* [Problem details] Among the entries below, copy only the span from the line containing "Reproduce this chart" through the line containing "import * as". Do so exactly, and skip the pictures.

* [Plotting code records]
****************************************
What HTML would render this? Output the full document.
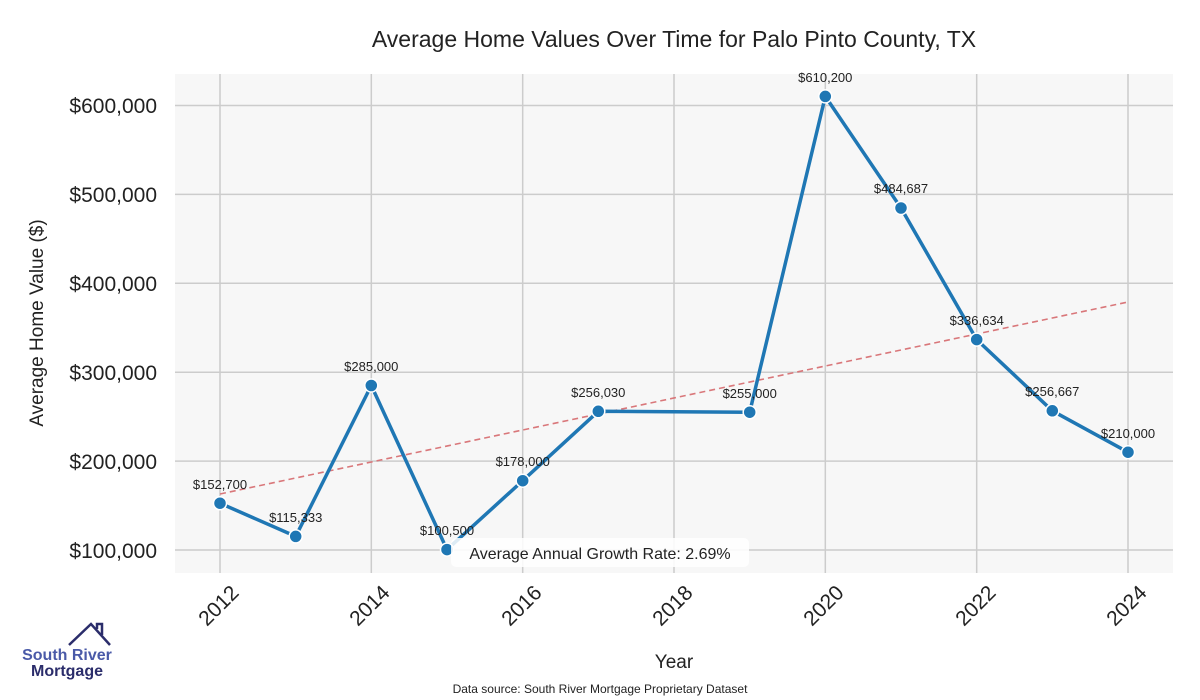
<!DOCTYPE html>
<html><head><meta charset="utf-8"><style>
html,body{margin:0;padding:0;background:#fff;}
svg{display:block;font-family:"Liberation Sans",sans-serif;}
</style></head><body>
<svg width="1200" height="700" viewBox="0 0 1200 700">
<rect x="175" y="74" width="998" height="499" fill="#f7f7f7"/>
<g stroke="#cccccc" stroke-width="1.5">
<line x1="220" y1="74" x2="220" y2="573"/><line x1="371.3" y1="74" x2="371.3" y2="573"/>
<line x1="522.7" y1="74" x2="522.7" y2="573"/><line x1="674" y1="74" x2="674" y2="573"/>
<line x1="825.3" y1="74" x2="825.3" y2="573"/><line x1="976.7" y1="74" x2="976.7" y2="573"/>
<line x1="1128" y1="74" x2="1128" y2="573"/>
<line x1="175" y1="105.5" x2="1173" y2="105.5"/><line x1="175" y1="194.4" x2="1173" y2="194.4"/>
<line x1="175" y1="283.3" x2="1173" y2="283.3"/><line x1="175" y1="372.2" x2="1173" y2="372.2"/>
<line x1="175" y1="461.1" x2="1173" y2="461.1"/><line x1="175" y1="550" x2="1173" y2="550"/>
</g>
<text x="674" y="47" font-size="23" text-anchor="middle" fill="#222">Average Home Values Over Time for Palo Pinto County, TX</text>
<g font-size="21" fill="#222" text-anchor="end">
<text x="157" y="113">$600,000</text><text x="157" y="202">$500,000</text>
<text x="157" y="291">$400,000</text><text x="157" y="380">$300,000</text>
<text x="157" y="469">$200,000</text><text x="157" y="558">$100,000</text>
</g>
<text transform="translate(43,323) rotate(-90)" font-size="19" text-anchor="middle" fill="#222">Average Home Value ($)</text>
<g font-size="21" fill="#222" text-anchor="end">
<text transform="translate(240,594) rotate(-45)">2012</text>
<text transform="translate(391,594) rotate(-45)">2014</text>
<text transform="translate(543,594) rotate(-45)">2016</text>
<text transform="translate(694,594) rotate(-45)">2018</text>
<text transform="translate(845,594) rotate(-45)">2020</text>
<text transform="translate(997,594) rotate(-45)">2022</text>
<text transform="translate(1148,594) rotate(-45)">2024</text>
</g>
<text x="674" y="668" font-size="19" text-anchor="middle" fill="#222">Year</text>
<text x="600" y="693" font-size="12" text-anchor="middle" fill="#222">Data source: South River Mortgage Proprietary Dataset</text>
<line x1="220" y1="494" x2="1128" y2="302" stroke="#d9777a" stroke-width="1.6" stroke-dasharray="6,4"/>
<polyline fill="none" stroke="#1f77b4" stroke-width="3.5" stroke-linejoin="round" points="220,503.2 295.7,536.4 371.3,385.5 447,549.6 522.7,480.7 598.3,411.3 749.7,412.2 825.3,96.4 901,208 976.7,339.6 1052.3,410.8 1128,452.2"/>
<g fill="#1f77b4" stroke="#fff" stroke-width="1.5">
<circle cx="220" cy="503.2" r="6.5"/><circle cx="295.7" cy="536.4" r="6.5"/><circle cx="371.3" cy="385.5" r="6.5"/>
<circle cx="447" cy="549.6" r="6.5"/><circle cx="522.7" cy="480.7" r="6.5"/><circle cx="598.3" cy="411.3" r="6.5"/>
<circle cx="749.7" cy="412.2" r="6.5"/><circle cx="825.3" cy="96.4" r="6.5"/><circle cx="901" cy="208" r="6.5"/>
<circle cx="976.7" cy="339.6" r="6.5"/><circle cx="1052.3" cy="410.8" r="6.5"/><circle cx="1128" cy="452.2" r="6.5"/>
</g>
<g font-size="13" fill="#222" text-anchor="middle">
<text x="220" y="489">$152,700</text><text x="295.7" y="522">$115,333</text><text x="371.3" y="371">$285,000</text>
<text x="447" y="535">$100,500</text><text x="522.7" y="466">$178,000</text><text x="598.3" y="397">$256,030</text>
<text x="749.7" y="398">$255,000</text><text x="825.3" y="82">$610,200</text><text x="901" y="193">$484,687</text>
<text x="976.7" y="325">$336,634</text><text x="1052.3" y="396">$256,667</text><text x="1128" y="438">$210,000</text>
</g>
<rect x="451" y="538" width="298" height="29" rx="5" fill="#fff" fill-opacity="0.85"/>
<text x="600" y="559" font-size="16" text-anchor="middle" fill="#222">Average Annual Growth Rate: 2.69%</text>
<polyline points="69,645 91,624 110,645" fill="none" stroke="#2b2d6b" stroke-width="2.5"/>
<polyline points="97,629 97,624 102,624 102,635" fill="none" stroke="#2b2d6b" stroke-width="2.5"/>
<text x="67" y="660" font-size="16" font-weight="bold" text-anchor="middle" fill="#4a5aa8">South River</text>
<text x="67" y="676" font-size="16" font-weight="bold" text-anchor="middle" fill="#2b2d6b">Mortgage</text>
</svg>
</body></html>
****************************************
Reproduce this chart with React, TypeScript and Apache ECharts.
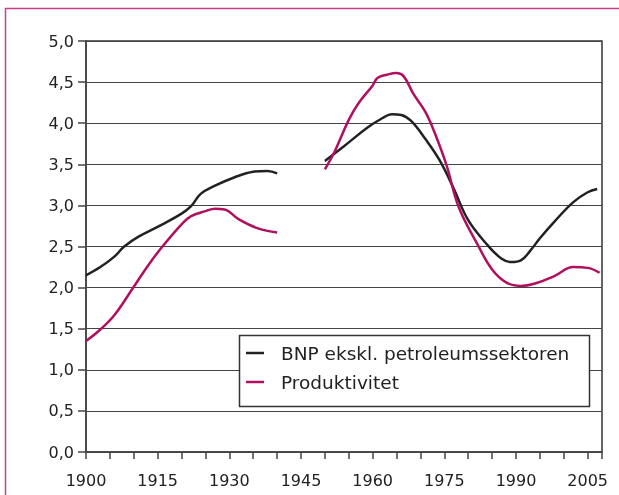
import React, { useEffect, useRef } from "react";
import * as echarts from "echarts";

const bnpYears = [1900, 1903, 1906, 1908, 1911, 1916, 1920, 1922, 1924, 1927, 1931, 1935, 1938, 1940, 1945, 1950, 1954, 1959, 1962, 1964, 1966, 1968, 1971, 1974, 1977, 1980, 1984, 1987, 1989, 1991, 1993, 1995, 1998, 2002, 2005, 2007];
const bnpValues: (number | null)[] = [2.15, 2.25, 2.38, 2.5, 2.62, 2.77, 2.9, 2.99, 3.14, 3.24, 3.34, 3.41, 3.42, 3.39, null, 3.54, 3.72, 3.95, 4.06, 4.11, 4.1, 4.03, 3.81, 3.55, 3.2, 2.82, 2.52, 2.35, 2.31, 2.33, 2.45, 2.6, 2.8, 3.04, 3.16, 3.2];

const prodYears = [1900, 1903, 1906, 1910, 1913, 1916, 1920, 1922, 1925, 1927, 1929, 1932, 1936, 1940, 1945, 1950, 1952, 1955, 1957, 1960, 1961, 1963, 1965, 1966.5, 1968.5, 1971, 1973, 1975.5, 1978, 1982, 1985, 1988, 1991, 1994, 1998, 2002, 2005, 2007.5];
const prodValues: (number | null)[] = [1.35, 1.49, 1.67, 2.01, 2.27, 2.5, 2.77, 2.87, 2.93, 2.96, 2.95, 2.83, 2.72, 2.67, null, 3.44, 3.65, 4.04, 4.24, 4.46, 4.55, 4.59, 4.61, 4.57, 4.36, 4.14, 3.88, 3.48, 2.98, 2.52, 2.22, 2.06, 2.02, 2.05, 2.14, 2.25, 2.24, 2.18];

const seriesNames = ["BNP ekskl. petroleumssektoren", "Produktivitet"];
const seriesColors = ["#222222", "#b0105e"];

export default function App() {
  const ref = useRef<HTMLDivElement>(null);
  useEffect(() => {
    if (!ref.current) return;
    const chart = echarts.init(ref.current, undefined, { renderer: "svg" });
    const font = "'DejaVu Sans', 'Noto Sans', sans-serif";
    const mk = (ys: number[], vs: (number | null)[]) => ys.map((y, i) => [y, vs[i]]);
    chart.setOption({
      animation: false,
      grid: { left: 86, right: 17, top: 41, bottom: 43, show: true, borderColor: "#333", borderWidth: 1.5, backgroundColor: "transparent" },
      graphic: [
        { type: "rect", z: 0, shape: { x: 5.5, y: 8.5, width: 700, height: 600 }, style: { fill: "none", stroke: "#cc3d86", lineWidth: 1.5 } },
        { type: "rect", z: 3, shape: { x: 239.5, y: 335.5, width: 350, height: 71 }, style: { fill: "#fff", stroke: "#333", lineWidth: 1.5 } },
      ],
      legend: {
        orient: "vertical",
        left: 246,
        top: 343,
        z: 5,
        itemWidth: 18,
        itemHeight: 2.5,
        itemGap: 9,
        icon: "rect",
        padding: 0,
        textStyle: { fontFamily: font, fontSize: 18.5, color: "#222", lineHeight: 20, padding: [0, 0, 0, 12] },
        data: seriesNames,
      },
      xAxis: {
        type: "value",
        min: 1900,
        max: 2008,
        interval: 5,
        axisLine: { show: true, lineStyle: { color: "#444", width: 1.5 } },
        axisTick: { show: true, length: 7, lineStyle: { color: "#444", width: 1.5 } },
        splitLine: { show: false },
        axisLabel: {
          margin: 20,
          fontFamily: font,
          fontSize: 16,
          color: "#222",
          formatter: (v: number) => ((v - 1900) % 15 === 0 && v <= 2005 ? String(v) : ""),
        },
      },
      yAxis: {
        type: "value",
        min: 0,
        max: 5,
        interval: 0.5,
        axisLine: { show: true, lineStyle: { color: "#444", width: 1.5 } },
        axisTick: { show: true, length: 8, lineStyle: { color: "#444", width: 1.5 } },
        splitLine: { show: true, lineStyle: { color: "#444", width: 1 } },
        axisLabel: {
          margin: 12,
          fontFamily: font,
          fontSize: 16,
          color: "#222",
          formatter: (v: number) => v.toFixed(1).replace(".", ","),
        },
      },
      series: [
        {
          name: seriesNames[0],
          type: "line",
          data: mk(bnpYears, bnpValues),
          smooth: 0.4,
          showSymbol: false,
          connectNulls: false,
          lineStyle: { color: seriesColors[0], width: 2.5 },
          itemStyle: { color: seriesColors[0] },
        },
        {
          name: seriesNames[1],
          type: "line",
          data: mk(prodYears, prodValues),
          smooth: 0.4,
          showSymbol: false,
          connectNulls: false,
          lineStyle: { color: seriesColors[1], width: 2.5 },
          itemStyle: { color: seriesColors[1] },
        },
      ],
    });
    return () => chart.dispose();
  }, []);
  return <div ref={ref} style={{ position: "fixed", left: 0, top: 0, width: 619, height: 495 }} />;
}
****************************************
* [Full output]
Reproduce this chart with React, TypeScript and Apache ECharts.
import React, { useEffect, useRef } from "react";
import * as echarts from "echarts";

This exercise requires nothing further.